Description
Estimate client-side event loss: when a page view should trigger an event but it doesn’t reach the backend.
- Start with NEL-based ratio - calculate loss ratio (Chrome):
NEL_error_reports (evt-103e path) / (NEL_success_sample * (1/success_sampling_rate)) ? // or NEL_error_reports / evt-103e_success_count (Chrome UA filtered) ?
- Send NEL data to Prometheus/Grafana dashboard
- Validate common failure modes (DNS blocks, uBlock Origin, extension blocking)
- Implement proposal in T403507: Baseline rate of user agents that successfully load xLab client
- Stage 1: fire beacon immediately inside the header in the context of an experiment from a client-side script via ResourceLoader
- Stage 2: fire a second event when the page is loaded >> this metric is the successful load rate
- From these events, we calculate a rate of the number of times loading failed:
(Stage 1 - Stage 2) / Stage 1 ? // or Stage 2 / (Stage 1 - number of times SDK loading failed) ?
- The combination of NEL data + SDK load successes will give us an idea of how many events we expect to lose.
- Extract domains from the NEL data via Airflow job or Superset dashboard
Technical Notes
Telemetry options
- NEL (Network Error Logging) and Probenet already exist and likely provide “good-enough” signals without new identifiers.
- NEL is Chrome/Chromium only, but that’s acceptable for trend detection. NEL can report errors and (sampled) successes.
- Since it's implemented in the browser, no need to build anything new, no user script needing to be loaded so no performance penalty.

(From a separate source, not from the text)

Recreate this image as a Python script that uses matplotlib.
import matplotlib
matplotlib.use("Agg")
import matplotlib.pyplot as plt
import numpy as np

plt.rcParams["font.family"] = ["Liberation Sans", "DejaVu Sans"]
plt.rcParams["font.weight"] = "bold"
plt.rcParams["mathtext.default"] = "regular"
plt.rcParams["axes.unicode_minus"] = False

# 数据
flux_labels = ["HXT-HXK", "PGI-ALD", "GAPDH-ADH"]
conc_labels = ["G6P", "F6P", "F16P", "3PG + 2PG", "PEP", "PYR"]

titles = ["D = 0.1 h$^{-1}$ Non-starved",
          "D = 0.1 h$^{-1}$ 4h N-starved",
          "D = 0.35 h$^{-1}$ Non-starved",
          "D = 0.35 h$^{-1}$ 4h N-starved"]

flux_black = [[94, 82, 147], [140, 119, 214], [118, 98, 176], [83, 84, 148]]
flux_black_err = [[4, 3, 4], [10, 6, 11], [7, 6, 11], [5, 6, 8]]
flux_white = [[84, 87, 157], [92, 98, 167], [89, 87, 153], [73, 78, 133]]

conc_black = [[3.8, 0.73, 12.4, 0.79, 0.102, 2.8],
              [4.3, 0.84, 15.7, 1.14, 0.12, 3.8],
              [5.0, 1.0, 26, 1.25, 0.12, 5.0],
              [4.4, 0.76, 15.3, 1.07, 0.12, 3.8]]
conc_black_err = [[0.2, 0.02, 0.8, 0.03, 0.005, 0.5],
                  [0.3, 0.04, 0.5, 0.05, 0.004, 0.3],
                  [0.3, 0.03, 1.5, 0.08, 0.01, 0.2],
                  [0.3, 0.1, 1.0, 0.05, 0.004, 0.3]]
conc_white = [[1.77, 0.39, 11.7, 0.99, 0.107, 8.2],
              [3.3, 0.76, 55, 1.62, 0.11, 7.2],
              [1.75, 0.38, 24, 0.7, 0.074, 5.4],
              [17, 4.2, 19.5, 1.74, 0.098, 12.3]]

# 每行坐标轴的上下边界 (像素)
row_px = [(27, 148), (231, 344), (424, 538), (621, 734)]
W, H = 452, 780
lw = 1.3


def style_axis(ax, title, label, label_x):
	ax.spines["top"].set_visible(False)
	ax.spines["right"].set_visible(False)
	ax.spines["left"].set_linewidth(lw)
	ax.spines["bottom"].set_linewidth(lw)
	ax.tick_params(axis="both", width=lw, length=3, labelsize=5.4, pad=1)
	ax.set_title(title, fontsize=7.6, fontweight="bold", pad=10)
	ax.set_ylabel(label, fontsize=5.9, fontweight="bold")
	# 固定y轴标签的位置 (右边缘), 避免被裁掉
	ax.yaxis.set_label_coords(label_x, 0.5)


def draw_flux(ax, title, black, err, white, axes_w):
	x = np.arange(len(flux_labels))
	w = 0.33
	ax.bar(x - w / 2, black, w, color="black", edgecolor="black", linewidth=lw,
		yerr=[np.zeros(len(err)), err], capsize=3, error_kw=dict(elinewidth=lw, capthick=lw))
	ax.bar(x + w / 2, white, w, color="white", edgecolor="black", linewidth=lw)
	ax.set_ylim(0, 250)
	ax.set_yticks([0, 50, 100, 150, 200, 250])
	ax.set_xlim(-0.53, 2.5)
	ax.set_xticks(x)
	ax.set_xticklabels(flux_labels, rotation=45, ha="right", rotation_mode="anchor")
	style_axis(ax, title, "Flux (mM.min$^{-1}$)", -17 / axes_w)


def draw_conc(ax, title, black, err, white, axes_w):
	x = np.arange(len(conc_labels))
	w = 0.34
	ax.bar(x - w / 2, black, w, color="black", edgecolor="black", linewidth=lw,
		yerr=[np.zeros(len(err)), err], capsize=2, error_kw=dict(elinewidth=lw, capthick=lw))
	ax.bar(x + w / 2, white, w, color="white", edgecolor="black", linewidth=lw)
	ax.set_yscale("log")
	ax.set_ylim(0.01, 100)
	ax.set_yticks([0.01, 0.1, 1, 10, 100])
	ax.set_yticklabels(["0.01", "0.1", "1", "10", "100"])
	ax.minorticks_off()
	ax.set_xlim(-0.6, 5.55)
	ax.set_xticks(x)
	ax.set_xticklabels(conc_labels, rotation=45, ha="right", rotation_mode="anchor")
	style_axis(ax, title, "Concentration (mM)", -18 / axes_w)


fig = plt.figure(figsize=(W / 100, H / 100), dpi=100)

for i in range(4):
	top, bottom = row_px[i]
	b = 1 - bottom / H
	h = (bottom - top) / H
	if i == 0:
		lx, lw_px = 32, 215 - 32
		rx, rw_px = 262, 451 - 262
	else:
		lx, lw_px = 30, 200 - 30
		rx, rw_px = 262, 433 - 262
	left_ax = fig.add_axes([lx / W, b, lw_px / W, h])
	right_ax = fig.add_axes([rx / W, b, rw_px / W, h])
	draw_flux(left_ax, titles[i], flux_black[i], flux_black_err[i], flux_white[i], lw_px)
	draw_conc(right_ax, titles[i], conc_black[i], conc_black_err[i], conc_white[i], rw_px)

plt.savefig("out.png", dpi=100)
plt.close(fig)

Though it does not cover non-Chromium browsers (so excluded from analysis), there's a high degree of coverage as majority of traffic is included.

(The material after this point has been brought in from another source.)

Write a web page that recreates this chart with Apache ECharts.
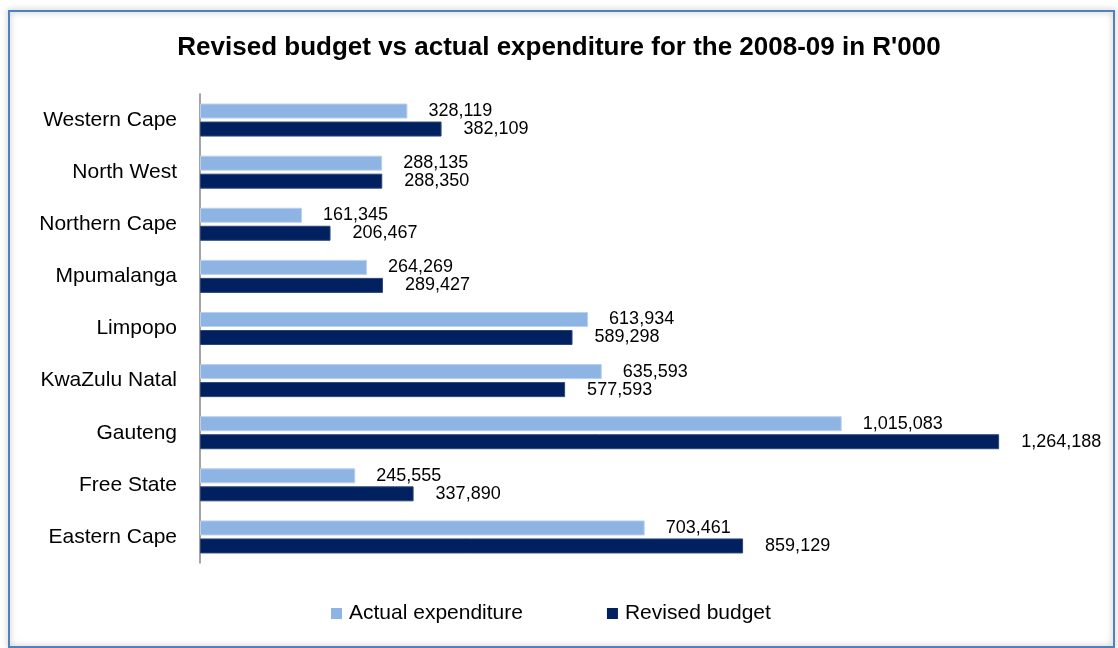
<!DOCTYPE html>
<html>
<head>
<meta charset="utf-8">
<title>Revised budget vs actual expenditure 2008-09</title>
<script src="https://cdn.jsdelivr.net/npm/echarts@6/dist/echarts.min.js"></script>
<style>
  html, body { margin: 0; padding: 0; background: #ffffff; }
  #chart { width: 1118px; height: 648px; }
</style>
</head>
<body>
<div id="chart"></div>
<script>
// Provinces listed bottom-to-top along the category axis
const provinces = [
  'Eastern Cape', 'Free State', 'Gauteng', 'KwaZulu Natal', 'Limpopo',
  'Mpumalanga', 'Northern Cape', 'North West', 'Western Cape'
];
// Values in R'000
const actualExpenditure = [703461, 245555, 1015083, 635593, 613934, 264269, 161345, 288135, 328119];
const revisedBudget = [859129, 337890, 1264188, 577593, 589298, 289427, 206467, 288350, 382109];

const FONT = "'Liberation Sans', Arial, sans-serif";
const fmt = v => Number(v).toLocaleString('en-US');

const chart = echarts.init(document.getElementById('chart'), null, { renderer: 'canvas' });

chart.setOption({
  backgroundColor: '#ffffff',
  animation: false,
  title: {
    text: "Revised budget vs actual expenditure for the 2008-09 in R'000",
    left: 'center',
    top: 30,
    textStyle: { fontFamily: FONT, fontSize: 26, fontWeight: 'bold', color: '#000000' }
  },
  legend: {
    data: ['Actual expenditure', 'Revised budget'],
    left: 331,
    top: 603,
    padding: 0,
    icon: 'rect',
    itemWidth: 11,
    itemHeight: 11,
    itemGap: 84,
    itemStyle: { borderWidth: 0 },
    textStyle: { fontFamily: FONT, fontSize: 21, color: '#000000', padding: [0, 0, 0, 2] }
  },
  graphic: [{
    type: 'rect',
    shape: { x: 9, y: 11, width: 1105, height: 636 },
    style: {
      fill: 'none',
      stroke: '#4F81BD',
      lineWidth: 2,
      shadowBlur: 6,
      shadowColor: 'rgba(0,0,0,0.35)'
    },
    z: 100
  }],
  grid: { left: 200, top: 94, width: 885, height: 469, containLabel: false },
  xAxis: {
    type: 'value',
    min: 0,
    max: 1400000,
    show: false
  },
  yAxis: {
    type: 'category',
    data: provinces,
    axisLine: { show: true, lineStyle: { color: '#868686', width: 1.5 } },
    axisTick: { show: false },
    splitLine: { show: false },
    axisLabel: { margin: 23, fontFamily: FONT, fontSize: 21, color: '#000000' }
  },
  series: [
    {
      name: 'Actual expenditure',
      type: 'bar',
      data: actualExpenditure,
      barWidth: 15,
      barGap: '20%',
      itemStyle: { color: '#8EB4E3', borderColor: '#B9D0EE', borderWidth: 1 },
      label: {
        show: true,
        position: 'right',
        distance: 21,
        formatter: p => fmt(p.value),
        fontFamily: FONT,
        fontSize: 18,
        color: '#000000'
      }
    },
    {
      name: 'Revised budget',
      type: 'bar',
      data: revisedBudget,
      barWidth: 15,
      barGap: '20%',
      itemStyle: { color: '#002060', borderColor: '#2A4677', borderWidth: 1 },
      label: {
        show: true,
        position: 'right',
        distance: 22,
        formatter: p => fmt(p.value),
        fontFamily: FONT,
        fontSize: 18,
        color: '#000000'
      }
    }
  ]
});
</script>
</body>
</html>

- Counting evt-103e successes vs NEL error reports for that path yields an actionable failure ratio - watch for spikes rather than chase an absolute truth.
- We can create Prometheus dashboards from existing NEL data.
Additional Notes
- JS SDK → Gateway needed to get JS metrics into Prometheus.
- Requires validation and LocalStorage retry/buffering.
- Error stream: w3c.reportingapi.network_error - https://grafana.wikimedia.org/d/ZB39Izmnz/eventgate?orgId=1&from=now-3h&to=now&timezone=utc&var-service=eventgate-logging-external&var-stream=w3c.reportingapi.network_error&var-kafka_broker=$__all&var-kafka_producer_type=$__all&var-dc=000000026&var-site=$__all&refresh=5m
- Error stream definition: https://gerrit.wikimedia.org/g/operations/mediawiki-config/+/d7558525f2201d2abbf64c7ebf219238ff96d2c1/wmf-config/ext-EventStreamConfig.php#1253
- Relevant VCL code: https://gerrit.wikimedia.org/g/operations/puppet/+/production/modules/varnish/templates/wikimedia-frontend.vcl.erb#169
- NEL logstash dashboard: https://logstash.wikimedia.org/app/dashboards#/view/ee6432c0-82a9-11eb-9d45-739221ba7fb6?_g=h@08f6778&_a=h@2327450
Acceptance Criteria
- Design gateway for JS SDK → Prometheus ingestion
- Implement counters in StatsLib for Javascript SDK emissions
- Add validation/trust model to prevent garbage data
- Implement LocalStorage buffering/flushing & retry logic